Donning a permanently blood-stained apron and wielding his filthy saw, hot shot surgeon Robert Lessing in the BBC series Quacks (2017-) exclaims, “We ARE great men!” This paper looks at the intersection of masculinity and the professionalization of medicine in Victorian-themed period TV. Period programs,such as the comedic Quacks and the neo-Gothic Penny Dreadful (Showtime, 2014-16) and Frankenstein Chronicles (ITV Encore, 2015-17), showcase the early days of medicine, where upper middle class men aim to make a name and reputation for themselves at the expense of poor, often female, bodies. These series showcase the gender and class politics at work as well as the fine line between medicine and horror. In representating the 19th century history of medicine, recent British period TV challenges critics who regard such programs as conservative nostalgia, and in fact, supplements revisionist histories of the Victorian era and British masculinity.

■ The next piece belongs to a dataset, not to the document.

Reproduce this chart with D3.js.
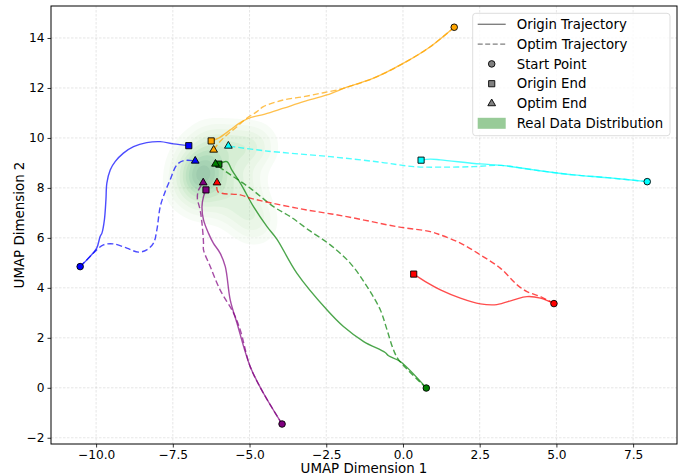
<!DOCTYPE html>
<html>
<head>
<meta charset="utf-8">
<script src="https://cdn.jsdelivr.net/npm/d3@7"></script>
<style>
  body { margin: 0; background: #fff; }
  text { font-family: 'DejaVu Sans', sans-serif; fill: #000; }
</style>
</head>
<body>
<svg id="chart"></svg>
<script>
// ---- data (UMAP coordinates) ----
const xTicks = [-10, -7.5, -5, -2.5, 0, 2.5, 5, 7.5];
const yTicks = [-2, 0, 2, 4, 6, 8, 10, 12, 14];

const blueOrigin = [[-10.52,4.85],[-10.2,5.25],[-9.98,5.59],[-9.87,6.05],[-9.81,6.19],[-9.73,6.72],[-9.68,7.52],[-9.65,8.19],[-9.54,8.72],[-9.38,9.05],[-9.11,9.39],[-8.78,9.65],[-8.35,9.81],[-7.91,9.85],[-7.48,9.76],[-6.98,9.69]];
const blueOptim = [[-10.52,4.85],[-10.2,5.25],[-9.98,5.52],[-9.76,5.72],[-9.44,5.76],[-9.0,5.59],[-8.62,5.43],[-8.35,5.52],[-8.13,5.79],[-8.02,6.32],[-7.91,7.25],[-7.75,7.85],[-7.59,8.32],[-7.37,8.92],[-7.15,9.09],[-6.77,9.08]];

const orangeOrigin = [[1.67,14.43],[0.89,13.65],[0.02,12.99],[-0.96,12.39],[-1.83,12.03],[-2.48,11.72],[-3.24,11.45],[-3.89,11.19],[-4.5,10.95],[-4.95,10.82],[-5.25,10.65],[-5.63,10.32],[-6.01,9.99],[-6.25,9.88]];
const orangeOptim = [[1.67,14.43],[0.89,13.65],[0.02,12.99],[-0.96,12.39],[-1.83,12.03],[-2.04,11.95],[-2.59,11.81],[-3.24,11.65],[-3.89,11.52],[-4.55,11.25],[-4.76,11.05],[-5.09,10.79],[-5.41,10.45],[-5.74,10.12],[-6.01,9.79],[-6.17,9.52]];

const cyanOrigin = [[7.96,8.25],[6.65,8.41],[5.56,8.52],[4.26,8.72],[3.28,8.89],[2.52,8.96],[1.22,9.12],[0.89,9.15],[0.59,9.11]];
const cyanOptim = [[7.96,8.25],[6.65,8.41],[5.56,8.52],[4.26,8.72],[3.2,8.9],[2.3,8.85],[1.22,8.83],[0.35,8.85],[-0.74,9.03],[-2.37,9.25],[-4.55,9.49],[-5.69,9.68]];

const greenOrigin = [[0.76,-0.01],[-0.09,1.05],[-0.47,1.28],[-0.58,1.41],[-1.28,1.85],[-1.94,2.45],[-2.48,3.12],[-3.46,4.59],[-4.11,5.95],[-4.43,6.45],[-4.87,7.25],[-5.3,8.19],[-5.58,8.72],[-5.74,9.05],[-6.0,8.95]];
const greenOptim = [[0.76,-0.01],[-0.14,1.12],[-0.31,1.52],[-0.52,2.32],[-0.74,3.12],[-1.17,4.05],[-1.72,4.99],[-2.37,5.72],[-3.08,6.32],[-3.67,6.85],[-4.22,7.25],[-4.98,7.99],[-5.85,8.72],[-6.11,8.96]];

const redOrigin = [[4.92,3.37],[4.48,3.59],[4.04,3.65],[3.61,3.52],[3.06,3.33],[2.52,3.36],[1.87,3.59],[1.22,3.92],[0.8,4.2],[0.35,4.55]];
const redOptim = [[4.92,3.37],[4.48,3.65],[4.04,3.85],[3.72,4.12],[3.17,4.79],[2.52,5.32],[1.87,5.79],[1.22,6.12],[0.89,6.25],[-0.2,6.45],[-1.83,6.85],[-3.46,7.19],[-4.98,7.59],[-5.3,7.72],[-6.03,7.85],[-6.06,8.21]];

const purpleOrigin = [[-3.94,-1.45],[-4.55,-0.21],[-4.98,0.85],[-5.41,2.59],[-5.63,3.52],[-5.79,4.85],[-5.96,5.39],[-6.18,5.79],[-6.34,6.19],[-6.5,6.72],[-6.55,7.25],[-6.5,7.65],[-6.42,7.92]];
const purpleOptim = [[-3.94,-1.45],[-4.55,-0.21],[-4.98,0.85],[-5.3,2.3],[-5.52,2.99],[-5.96,3.92],[-6.28,4.85],[-6.5,5.52],[-6.5,5.79],[-6.55,6.59],[-6.61,7.12],[-6.7,7.59],[-6.66,7.92],[-6.51,8.21]];

// real data samples behind the KDE
const realData = [
  [-6.6,8.6],[-6.5,8.4],[-6.7,8.8],[-6.4,8.9],[-6.6,8.1],[-6.3,8.5],[-6.8,8.4],[-6.5,9.1],
  [-6.2,8.2],[-6.7,7.9],[-6.4,8.7],[-6.55,8.5],[-6.1,9.3],[-5.9,8.7],[-6.9,9.2],[-7.0,8.6],
  [-6.2,7.7],[-6.0,9.6],[-6.5,9.5],[-5.8,8.1],[-7.1,8.0],[-6.6,7.5],[-6.3,9.9],[-5.7,9.8],
  [-4.9,9.7],[-4.8,9.6],[-5.2,9.7],[-5.5,9.4],[-5.3,8.7],[-5.1,8.1],[-5.4,7.6],
  [-4.9,6.8],[-4.85,6.6],[-5.1,7.2],[-5.7,7.2]
];
const densityLevels = [0.03, 0.08, 0.15, 0.24, 0.34, 0.45, 0.56, 0.68, 0.8, 0.92];

const trajectories = [
  { color: 'blue', origin: blueOrigin, optim: blueOptim },
  { color: 'orange', origin: orangeOrigin, optim: orangeOptim },
  { color: 'cyan', origin: cyanOrigin, optim: cyanOptim },
  { color: 'green', origin: greenOrigin, optim: greenOptim },
  { color: 'red', origin: redOrigin, optim: redOptim },
  { color: 'purple', origin: purpleOrigin, optim: purpleOptim }
];

const legendItems = ['Origin Trajectory', 'Optim Trajectory', 'Start Point', 'Origin End', 'Optim End', 'Real Data Distribution'];

// ---- chart ----
const config = {
  containerWidth: 682,
  containerHeight: 476,
  margin: { top: 6, right: 5, bottom: 32, left: 51 }
};
const width = config.containerWidth - config.margin.left - config.margin.right;
const height = config.containerHeight - config.margin.top - config.margin.bottom;

const svg = d3.select('#chart')
  .attr('width', config.containerWidth)
  .attr('height', config.containerHeight);

const chart = svg.append('g')
  .attr('transform', `translate(${config.margin.left}, ${config.margin.top})`);

const xScale = d3.scaleLinear().domain([-11.47, 8.93]).range([0, width]);
const yScale = d3.scaleLinear().domain([-2.25, 15.28]).range([height, 0]);

// grid
const grid = chart.append('g').attr('class', 'grid');
grid.selectAll('.gx').data(xTicks).join('line')
  .attr('x1', d => xScale(d)).attr('x2', d => xScale(d))
  .attr('y1', 0).attr('y2', height);
grid.selectAll('.gy').data(yTicks).join('line')
  .attr('y1', d => yScale(d)).attr('y2', d => yScale(d))
  .attr('x1', 0).attr('x2', width);
grid.selectAll('line')
  .attr('stroke', '#b0b0b0')
  .attr('stroke-opacity', 0.4)
  .attr('stroke-width', 0.8)
  .attr('stroke-dasharray', '2.5,1.5');

// density (kde) of the real data, filled levels as fractions of the peak
const kde = d3.contourDensity()
  .x(d => xScale(d[0]))
  .y(d => yScale(d[1]))
  .size([width, height])
  .cellSize(2)
  .bandwidth(11.5);

// find the peak with a fine pass, then contour at fixed fractions of it
const peak = d3.max(kde.thresholds(400)(realData), d => d.value);
const density = kde.thresholds(densityLevels.map(lv => lv * peak))(realData);

const densG = chart.append('g').attr('opacity', 0.42);
densG.selectAll('path').data(density).join('path')
  .attr('d', d3.geoPath())
  .attr('fill', (d, i) => d3.interpolateGreens(0.06 + 0.72 * i / (density.length - 1)));

// trajectories
const line = d3.line()
  .x(d => xScale(d[0]))
  .y(d => yScale(d[1]))
  .curve(d3.curveCatmullRom.alpha(0.5));

const lines = chart.append('g');
trajectories.forEach(t => {
  lines.append('path')
    .datum(t.origin)
    .attr('d', line)
    .attr('fill', 'none')
    .attr('stroke', t.color)
    .attr('stroke-opacity', 0.7)
    .attr('stroke-width', 1.4);
  lines.append('path')
    .datum(t.optim)
    .attr('d', line)
    .attr('fill', 'none')
    .attr('stroke', t.color)
    .attr('stroke-opacity', 0.7)
    .attr('stroke-width', 1.4)
    .attr('stroke-dasharray', '6,3');
});

// markers
const circleSym = d3.symbol().type(d3.symbolCircle).size(34);
const squareSym = d3.symbol().type(d3.symbolSquare).size(38);
const triSym = d3.symbol().type(d3.symbolTriangle).size(26);

const marks = chart.append('g');
trajectories.forEach(t => {
  const start = t.origin[0];
  const oEnd = t.origin[t.origin.length - 1];
  const pEnd = t.optim[t.optim.length - 1];
  [[start, circleSym], [oEnd, squareSym], [pEnd, triSym]].forEach(([p, sym]) => {
    marks.append('path')
      .attr('d', sym())
      .attr('transform', `translate(${xScale(p[0])}, ${yScale(p[1])})`)
      .attr('fill', t.color)
      .attr('stroke', '#000')
      .attr('stroke-width', 0.9);
  });
});

// axes
const xAxis = d3.axisBottom(xScale).tickValues(xTicks).tickFormat(d3.format('.1f'))
  .tickSize(3.5).tickSizeOuter(0).tickPadding(3);
const yAxis = d3.axisLeft(yScale).tickValues(yTicks).tickFormat(d3.format('d'))
  .tickSize(3.5).tickSizeOuter(0).tickPadding(3);

const xAxisG = chart.append('g').attr('transform', `translate(0, ${height})`).call(xAxis);
const yAxisG = chart.append('g').call(yAxis);
[xAxisG, yAxisG].forEach(g => {
  g.select('.domain').remove();
  g.selectAll('text').attr('font-size', 12.2).attr('font-family', 'DejaVu Sans').attr('fill', '#000');
  g.selectAll('line').attr('stroke', '#000').attr('stroke-width', 0.8);
});

chart.append('rect')
  .attr('width', width).attr('height', height)
  .attr('fill', 'none').attr('stroke', '#000').attr('stroke-width', 1);

svg.append('text')
  .attr('x', config.margin.left + width / 2)
  .attr('y', 473)
  .attr('text-anchor', 'middle')
  .attr('font-size', 13.4)
  .text('UMAP Dimension 1');

svg.append('text')
  .attr('transform', `translate(24, ${config.margin.top + height / 2}) rotate(-90)`)
  .attr('text-anchor', 'middle')
  .attr('font-size', 13.4)
  .text('UMAP Dimension 2');

// legend
const legend = svg.append('g').attr('transform', 'translate(472.7, 13.3)');
legend.append('rect')
  .attr('width', 197.3).attr('height', 122.4).attr('rx', 3)
  .attr('fill', '#fff').attr('fill-opacity', 0.8)
  .attr('stroke', '#d4d4d4').attr('stroke-width', 0.8);

const rowY = i => 11 + i * 19.8;
legendItems.forEach((label, i) => {
  legend.append('text')
    .attr('x', 44)
    .attr('y', rowY(i))
    .attr('dy', '0.35em')
    .attr('font-size', 13.3)
    .text(label);
});
legend.append('line')
  .attr('x1', 5).attr('x2', 33).attr('y1', rowY(0)).attr('y2', rowY(0))
  .attr('stroke', 'gray').attr('stroke-width', 1.4);
legend.append('line')
  .attr('x1', 5).attr('x2', 33).attr('y1', rowY(1)).attr('y2', rowY(1))
  .attr('stroke', 'gray').attr('stroke-width', 1.4).attr('stroke-dasharray', '5,2.5');
[circleSym, squareSym, triSym].forEach((sym, k) => {
  legend.append('path')
    .attr('d', sym())
    .attr('transform', `translate(19, ${rowY(k + 2)})`)
    .attr('fill', 'gray')
    .attr('stroke', '#000')
    .attr('stroke-width', 0.9);
});
legend.append('rect')
  .attr('x', 5).attr('y', rowY(5) - 5.5)
  .attr('width', 28).attr('height', 11)
  .attr('fill', '#98cb98');
</script>
</body>
</html>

About the presenterJulie Taddeo
Julie Taddeo teaches British history at University of Maryland, College Park. Her areas of specialization include Victorian culture and sexuality; twentieth century British social/cultural history; British popular culture/TV studies. She is the author of Lytton Strachey and the Search for Modern Sexual Identity (2002) and edited collections on Catherine Cookson; Steampunk; and British period drama TV.